■ Problem description ■
Give again, exactly as written, the lines of the records below from the line with "Output the web" to the line with "24, 25, 25];". Both end lines count; pictures do not.

■ Task material ■

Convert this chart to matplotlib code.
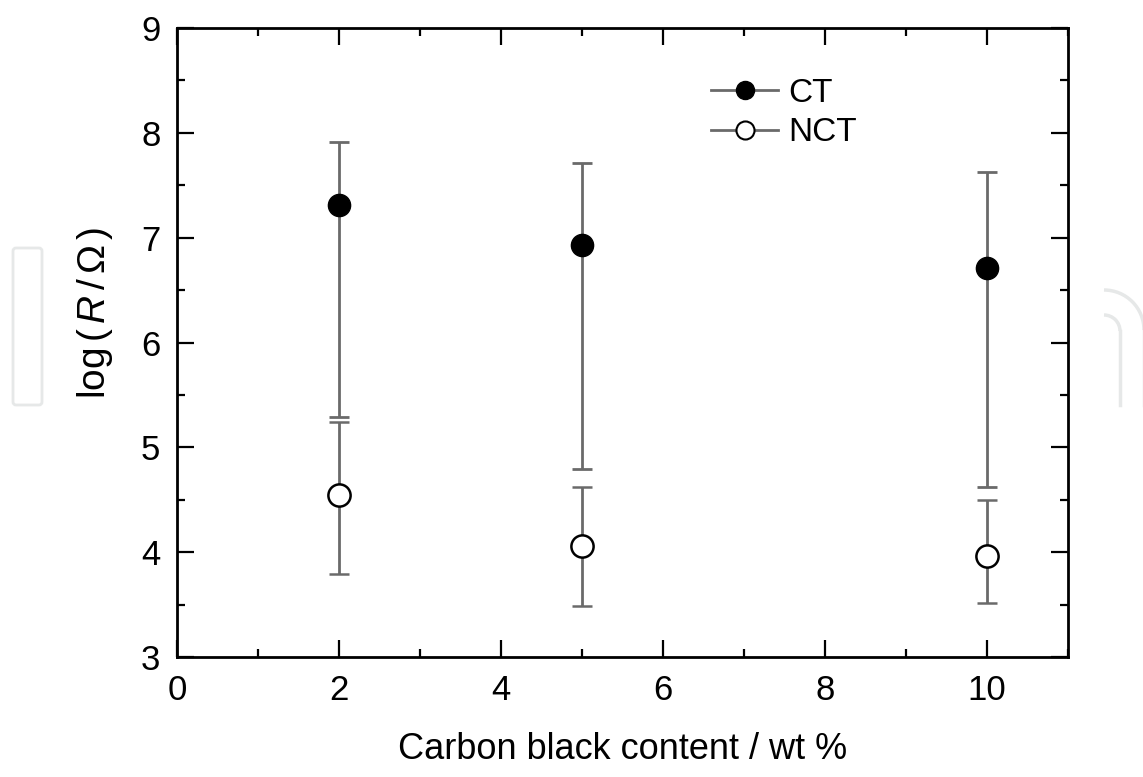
--
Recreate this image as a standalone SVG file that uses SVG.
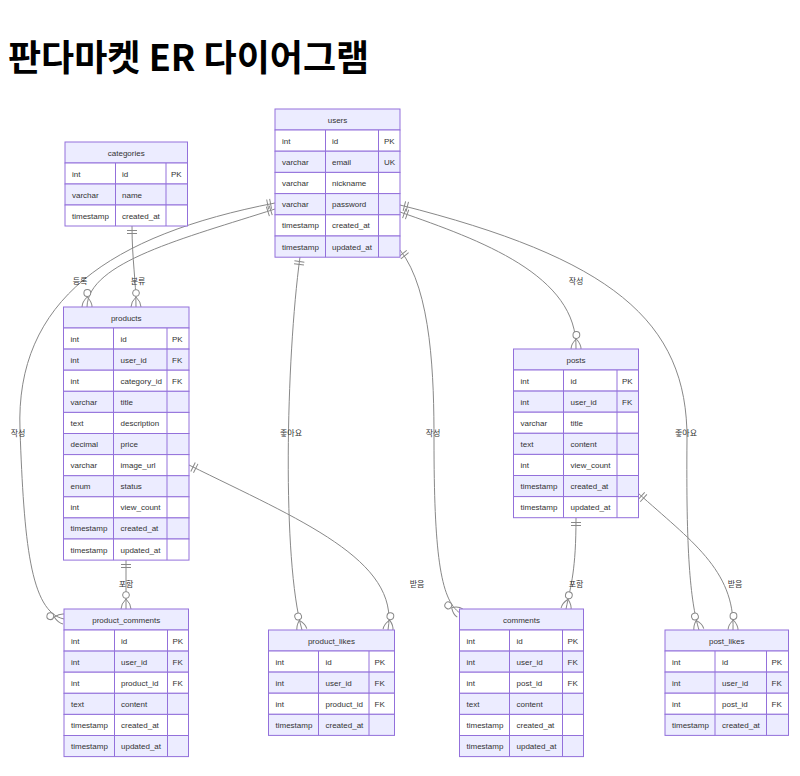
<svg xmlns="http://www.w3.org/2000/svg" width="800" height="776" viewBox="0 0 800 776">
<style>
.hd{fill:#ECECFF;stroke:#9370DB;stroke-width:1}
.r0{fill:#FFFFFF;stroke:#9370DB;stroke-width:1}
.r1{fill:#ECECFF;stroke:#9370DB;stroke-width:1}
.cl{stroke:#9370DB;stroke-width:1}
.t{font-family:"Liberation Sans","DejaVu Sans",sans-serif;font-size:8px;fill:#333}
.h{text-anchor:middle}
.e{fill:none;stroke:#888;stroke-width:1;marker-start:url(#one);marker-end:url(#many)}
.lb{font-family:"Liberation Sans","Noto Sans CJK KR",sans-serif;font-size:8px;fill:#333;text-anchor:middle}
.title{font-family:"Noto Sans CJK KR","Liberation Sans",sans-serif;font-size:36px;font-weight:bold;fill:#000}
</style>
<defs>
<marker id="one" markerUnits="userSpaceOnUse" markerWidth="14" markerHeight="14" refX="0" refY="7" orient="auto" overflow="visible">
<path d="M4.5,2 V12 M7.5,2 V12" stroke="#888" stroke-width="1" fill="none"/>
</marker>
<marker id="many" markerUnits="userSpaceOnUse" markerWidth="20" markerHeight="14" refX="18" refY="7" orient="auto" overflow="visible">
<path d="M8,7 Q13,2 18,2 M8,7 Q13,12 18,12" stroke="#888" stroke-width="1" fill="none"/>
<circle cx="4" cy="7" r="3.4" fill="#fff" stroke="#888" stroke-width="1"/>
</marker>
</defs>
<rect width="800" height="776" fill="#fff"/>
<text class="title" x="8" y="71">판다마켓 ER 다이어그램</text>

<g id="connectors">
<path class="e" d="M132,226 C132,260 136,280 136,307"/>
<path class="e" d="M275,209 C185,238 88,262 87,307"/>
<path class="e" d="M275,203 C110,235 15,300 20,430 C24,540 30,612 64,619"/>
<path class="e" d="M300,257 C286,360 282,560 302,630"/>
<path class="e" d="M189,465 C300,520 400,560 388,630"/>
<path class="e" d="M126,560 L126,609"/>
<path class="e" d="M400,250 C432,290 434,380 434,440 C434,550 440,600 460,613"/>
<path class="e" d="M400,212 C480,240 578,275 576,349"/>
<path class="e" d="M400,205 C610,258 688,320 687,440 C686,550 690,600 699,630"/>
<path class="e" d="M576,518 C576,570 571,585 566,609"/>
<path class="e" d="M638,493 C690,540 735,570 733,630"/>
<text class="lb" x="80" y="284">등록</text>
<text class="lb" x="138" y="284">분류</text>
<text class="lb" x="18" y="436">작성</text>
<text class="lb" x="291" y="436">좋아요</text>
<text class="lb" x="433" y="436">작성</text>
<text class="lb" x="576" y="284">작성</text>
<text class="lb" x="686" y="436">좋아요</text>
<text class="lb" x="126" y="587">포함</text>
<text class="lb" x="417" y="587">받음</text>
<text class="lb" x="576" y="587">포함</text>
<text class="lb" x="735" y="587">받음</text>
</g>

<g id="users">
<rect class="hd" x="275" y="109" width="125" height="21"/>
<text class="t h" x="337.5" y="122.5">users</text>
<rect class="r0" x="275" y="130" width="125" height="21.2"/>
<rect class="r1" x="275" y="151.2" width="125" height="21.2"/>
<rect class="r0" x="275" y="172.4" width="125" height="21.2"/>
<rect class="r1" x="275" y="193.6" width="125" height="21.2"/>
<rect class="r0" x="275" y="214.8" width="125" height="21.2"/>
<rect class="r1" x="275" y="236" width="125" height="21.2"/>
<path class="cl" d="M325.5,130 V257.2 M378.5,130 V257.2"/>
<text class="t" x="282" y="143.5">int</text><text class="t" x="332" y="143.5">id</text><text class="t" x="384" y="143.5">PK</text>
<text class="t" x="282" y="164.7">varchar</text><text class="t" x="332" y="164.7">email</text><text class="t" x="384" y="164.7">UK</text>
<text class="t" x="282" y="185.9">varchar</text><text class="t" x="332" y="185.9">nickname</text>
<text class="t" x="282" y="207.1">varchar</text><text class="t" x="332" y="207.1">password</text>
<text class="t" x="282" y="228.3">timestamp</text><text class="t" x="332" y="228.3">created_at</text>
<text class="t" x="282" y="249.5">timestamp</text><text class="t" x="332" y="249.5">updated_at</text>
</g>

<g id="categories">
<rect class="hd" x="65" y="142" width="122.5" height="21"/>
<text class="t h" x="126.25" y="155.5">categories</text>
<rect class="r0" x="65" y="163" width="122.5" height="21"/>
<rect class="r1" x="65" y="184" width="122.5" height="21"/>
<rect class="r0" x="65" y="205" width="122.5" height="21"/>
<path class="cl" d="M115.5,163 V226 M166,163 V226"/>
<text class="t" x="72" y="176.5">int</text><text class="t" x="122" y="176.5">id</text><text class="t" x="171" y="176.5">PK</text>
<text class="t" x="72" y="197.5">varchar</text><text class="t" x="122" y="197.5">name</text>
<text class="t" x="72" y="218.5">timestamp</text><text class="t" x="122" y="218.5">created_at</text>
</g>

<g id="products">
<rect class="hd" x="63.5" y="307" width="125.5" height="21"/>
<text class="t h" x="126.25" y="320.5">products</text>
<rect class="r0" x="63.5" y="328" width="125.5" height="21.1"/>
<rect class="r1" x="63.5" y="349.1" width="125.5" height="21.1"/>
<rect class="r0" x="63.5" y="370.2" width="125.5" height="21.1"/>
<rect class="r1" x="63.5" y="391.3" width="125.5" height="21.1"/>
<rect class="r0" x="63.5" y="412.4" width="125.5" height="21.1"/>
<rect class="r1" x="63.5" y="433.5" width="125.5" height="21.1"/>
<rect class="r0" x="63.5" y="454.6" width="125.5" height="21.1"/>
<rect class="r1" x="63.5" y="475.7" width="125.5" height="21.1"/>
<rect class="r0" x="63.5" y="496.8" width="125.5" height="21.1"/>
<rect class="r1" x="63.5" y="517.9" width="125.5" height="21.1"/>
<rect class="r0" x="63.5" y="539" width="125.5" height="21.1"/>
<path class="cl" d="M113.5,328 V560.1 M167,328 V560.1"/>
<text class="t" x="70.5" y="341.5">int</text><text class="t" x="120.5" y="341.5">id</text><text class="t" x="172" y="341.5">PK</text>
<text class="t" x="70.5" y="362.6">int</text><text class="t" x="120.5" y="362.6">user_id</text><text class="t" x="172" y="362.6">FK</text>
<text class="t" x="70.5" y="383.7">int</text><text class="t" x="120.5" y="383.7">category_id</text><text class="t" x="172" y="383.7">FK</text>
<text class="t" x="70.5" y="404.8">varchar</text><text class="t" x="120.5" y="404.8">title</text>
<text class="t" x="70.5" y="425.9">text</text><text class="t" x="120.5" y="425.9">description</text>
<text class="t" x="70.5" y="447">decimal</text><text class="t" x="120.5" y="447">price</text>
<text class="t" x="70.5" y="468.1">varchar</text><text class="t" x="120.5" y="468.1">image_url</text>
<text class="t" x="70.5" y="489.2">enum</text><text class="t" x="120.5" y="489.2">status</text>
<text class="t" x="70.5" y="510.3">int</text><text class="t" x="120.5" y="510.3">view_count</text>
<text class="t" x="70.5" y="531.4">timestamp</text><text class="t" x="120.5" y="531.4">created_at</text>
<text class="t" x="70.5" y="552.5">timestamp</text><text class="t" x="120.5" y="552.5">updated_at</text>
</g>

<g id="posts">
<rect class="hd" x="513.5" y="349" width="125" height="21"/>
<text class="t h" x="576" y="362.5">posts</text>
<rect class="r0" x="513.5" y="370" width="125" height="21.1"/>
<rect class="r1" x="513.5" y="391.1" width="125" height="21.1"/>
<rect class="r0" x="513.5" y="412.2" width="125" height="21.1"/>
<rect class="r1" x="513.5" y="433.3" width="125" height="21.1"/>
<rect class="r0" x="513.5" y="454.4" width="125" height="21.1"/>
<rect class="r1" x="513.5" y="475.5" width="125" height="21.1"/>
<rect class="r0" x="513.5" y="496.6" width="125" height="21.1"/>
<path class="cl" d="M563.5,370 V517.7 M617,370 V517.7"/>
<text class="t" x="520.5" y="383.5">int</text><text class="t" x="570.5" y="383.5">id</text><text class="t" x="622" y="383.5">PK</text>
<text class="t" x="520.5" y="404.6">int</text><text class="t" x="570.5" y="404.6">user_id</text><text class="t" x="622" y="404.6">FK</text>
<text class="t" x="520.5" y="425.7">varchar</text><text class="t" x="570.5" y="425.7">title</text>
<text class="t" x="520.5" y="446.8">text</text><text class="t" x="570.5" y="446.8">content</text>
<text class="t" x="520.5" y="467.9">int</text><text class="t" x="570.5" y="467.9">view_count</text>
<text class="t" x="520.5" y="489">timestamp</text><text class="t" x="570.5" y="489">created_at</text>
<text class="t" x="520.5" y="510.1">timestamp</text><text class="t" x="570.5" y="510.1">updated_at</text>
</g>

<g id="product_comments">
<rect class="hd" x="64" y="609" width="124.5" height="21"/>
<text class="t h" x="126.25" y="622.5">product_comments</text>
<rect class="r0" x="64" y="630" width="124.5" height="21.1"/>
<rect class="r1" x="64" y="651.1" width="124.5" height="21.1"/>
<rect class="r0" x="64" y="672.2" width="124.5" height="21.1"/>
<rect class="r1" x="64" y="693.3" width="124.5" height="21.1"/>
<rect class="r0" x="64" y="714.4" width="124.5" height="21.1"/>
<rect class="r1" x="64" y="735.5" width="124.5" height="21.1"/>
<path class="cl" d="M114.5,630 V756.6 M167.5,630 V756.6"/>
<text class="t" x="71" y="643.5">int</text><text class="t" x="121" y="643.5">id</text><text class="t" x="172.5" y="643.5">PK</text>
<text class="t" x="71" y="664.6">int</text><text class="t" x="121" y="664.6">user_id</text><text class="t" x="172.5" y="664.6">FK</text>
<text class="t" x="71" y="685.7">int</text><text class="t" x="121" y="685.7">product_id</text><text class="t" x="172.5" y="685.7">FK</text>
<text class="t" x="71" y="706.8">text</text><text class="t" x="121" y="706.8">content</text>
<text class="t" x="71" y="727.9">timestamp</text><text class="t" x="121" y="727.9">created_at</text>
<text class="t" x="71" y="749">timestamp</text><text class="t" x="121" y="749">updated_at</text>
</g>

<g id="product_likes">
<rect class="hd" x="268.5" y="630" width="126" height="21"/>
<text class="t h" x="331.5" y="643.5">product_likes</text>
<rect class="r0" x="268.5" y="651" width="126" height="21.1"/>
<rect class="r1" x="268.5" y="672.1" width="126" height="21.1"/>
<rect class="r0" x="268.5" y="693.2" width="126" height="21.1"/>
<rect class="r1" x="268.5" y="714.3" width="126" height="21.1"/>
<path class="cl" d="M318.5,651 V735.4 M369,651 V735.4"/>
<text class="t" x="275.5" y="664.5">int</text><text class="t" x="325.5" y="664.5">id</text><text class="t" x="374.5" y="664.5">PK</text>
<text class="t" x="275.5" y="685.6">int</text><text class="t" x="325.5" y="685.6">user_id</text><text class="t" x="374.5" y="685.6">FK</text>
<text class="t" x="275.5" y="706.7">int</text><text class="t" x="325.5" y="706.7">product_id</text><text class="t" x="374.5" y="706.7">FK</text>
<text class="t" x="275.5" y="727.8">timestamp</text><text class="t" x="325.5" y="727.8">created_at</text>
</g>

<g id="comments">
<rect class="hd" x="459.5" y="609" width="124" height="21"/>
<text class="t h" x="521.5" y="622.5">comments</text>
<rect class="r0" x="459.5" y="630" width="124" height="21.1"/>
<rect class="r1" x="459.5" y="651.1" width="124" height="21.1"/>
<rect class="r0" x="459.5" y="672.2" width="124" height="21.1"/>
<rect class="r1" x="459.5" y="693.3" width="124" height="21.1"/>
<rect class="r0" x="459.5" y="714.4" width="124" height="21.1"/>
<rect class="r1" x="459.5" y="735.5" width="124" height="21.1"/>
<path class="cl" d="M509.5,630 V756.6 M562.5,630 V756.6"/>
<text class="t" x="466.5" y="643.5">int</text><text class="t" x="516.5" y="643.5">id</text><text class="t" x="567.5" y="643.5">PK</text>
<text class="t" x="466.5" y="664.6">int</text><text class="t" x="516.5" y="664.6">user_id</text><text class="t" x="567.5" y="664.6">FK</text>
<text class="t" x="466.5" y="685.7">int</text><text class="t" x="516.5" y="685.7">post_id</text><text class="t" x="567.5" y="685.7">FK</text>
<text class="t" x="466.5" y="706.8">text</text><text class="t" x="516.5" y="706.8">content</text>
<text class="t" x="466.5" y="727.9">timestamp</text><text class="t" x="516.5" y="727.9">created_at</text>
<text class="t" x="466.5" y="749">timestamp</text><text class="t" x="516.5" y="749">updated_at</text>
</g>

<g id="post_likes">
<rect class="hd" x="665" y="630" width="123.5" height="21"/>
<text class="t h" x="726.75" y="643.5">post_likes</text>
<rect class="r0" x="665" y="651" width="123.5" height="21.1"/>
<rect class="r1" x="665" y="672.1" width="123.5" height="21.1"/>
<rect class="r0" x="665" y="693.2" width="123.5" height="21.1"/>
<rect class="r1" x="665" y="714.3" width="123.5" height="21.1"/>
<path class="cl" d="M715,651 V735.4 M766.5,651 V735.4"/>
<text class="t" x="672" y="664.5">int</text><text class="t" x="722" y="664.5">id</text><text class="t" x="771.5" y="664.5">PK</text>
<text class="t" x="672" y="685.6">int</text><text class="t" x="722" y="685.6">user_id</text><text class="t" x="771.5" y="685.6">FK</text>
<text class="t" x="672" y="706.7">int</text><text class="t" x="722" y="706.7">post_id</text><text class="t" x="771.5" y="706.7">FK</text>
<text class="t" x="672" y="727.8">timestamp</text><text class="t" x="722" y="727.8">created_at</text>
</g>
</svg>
==
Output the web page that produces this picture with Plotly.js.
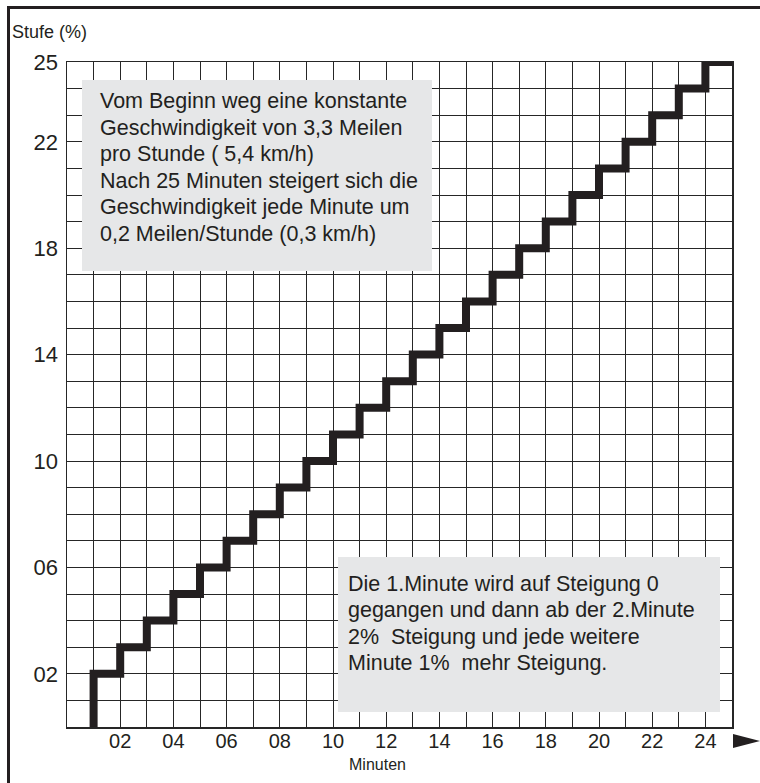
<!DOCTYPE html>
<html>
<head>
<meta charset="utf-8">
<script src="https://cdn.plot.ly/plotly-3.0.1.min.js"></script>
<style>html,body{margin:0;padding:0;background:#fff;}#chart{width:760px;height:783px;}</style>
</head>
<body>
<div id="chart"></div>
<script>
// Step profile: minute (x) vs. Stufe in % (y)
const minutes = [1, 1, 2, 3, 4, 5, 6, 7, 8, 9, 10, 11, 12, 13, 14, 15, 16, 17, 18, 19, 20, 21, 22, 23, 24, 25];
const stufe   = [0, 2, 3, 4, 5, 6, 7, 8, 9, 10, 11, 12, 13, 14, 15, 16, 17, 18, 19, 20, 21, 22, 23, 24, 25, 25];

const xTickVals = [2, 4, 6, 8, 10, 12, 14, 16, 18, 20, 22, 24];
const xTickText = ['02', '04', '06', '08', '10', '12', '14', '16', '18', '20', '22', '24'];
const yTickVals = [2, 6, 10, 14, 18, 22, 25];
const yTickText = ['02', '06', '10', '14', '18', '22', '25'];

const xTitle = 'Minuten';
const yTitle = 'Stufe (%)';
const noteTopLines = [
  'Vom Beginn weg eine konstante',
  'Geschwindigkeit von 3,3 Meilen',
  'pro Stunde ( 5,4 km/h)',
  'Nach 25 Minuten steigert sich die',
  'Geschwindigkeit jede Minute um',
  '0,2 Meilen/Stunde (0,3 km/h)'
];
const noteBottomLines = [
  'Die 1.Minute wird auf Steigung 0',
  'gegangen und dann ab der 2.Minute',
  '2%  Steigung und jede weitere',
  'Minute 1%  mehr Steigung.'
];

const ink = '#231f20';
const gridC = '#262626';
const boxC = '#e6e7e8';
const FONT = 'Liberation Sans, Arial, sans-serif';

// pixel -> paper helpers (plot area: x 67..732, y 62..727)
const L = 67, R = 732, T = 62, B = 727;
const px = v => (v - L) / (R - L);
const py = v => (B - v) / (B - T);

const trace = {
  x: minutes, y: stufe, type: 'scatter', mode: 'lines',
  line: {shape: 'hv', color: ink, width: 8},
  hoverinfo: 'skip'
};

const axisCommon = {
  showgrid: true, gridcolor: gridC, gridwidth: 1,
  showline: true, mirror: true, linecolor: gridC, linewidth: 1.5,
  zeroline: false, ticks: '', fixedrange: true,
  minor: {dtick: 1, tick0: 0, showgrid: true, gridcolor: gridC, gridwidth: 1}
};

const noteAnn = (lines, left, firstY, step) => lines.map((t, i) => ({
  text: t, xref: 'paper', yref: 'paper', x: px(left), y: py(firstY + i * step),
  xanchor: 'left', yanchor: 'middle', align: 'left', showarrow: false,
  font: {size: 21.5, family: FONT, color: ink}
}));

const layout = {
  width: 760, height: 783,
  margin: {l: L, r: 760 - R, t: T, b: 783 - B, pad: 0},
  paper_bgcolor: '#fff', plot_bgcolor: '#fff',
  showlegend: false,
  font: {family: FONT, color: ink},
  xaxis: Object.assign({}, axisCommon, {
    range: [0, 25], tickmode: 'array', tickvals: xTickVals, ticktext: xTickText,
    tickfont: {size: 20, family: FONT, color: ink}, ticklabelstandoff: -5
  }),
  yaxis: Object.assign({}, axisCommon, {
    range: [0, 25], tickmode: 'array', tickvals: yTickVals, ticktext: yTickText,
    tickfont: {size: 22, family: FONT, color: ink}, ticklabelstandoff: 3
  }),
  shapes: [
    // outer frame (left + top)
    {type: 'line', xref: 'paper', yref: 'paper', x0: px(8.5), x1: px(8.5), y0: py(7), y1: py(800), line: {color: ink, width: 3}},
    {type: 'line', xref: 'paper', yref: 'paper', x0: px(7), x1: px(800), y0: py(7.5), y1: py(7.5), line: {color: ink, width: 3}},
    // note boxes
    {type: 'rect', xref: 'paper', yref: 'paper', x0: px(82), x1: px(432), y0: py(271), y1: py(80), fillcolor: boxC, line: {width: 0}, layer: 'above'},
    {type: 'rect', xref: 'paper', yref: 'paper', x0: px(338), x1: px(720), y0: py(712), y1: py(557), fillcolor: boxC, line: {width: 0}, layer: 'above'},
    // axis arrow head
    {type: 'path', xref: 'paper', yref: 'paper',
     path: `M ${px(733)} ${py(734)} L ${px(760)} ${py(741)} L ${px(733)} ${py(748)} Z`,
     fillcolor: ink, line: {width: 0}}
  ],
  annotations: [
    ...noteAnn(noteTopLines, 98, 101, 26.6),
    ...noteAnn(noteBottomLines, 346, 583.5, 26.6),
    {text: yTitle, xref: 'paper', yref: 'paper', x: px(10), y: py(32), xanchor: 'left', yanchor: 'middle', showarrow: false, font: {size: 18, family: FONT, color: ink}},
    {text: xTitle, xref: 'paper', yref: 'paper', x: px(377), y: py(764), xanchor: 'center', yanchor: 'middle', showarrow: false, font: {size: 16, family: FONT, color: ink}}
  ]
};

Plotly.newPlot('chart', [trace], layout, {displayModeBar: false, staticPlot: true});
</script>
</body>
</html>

■ The output ■
Output the web page that produces this picture with Plotly.js.
<!DOCTYPE html>
<html>
<head>
<meta charset="utf-8">
<script src="https://cdn.plot.ly/plotly-3.0.1.min.js"></script>
<style>html,body{margin:0;padding:0;background:#fff;}#chart{width:760px;height:783px;}</style>
</head>
<body>
<div id="chart"></div>
<script>
// Step profile: minute (x) vs. Stufe in % (y)
const minutes = [1, 1, 2, 3, 4, 5, 6, 7, 8, 9, 10, 11, 12, 13, 14, 15, 16, 17, 18, 19, 20, 21, 22, 23, 24, 25];
const stufe   = [0, 2, 3, 4, 5, 6, 7, 8, 9, 10, 11, 12, 13, 14, 15, 16, 17, 18, 19, 20, 21, 22, 23, 24, 25, 25];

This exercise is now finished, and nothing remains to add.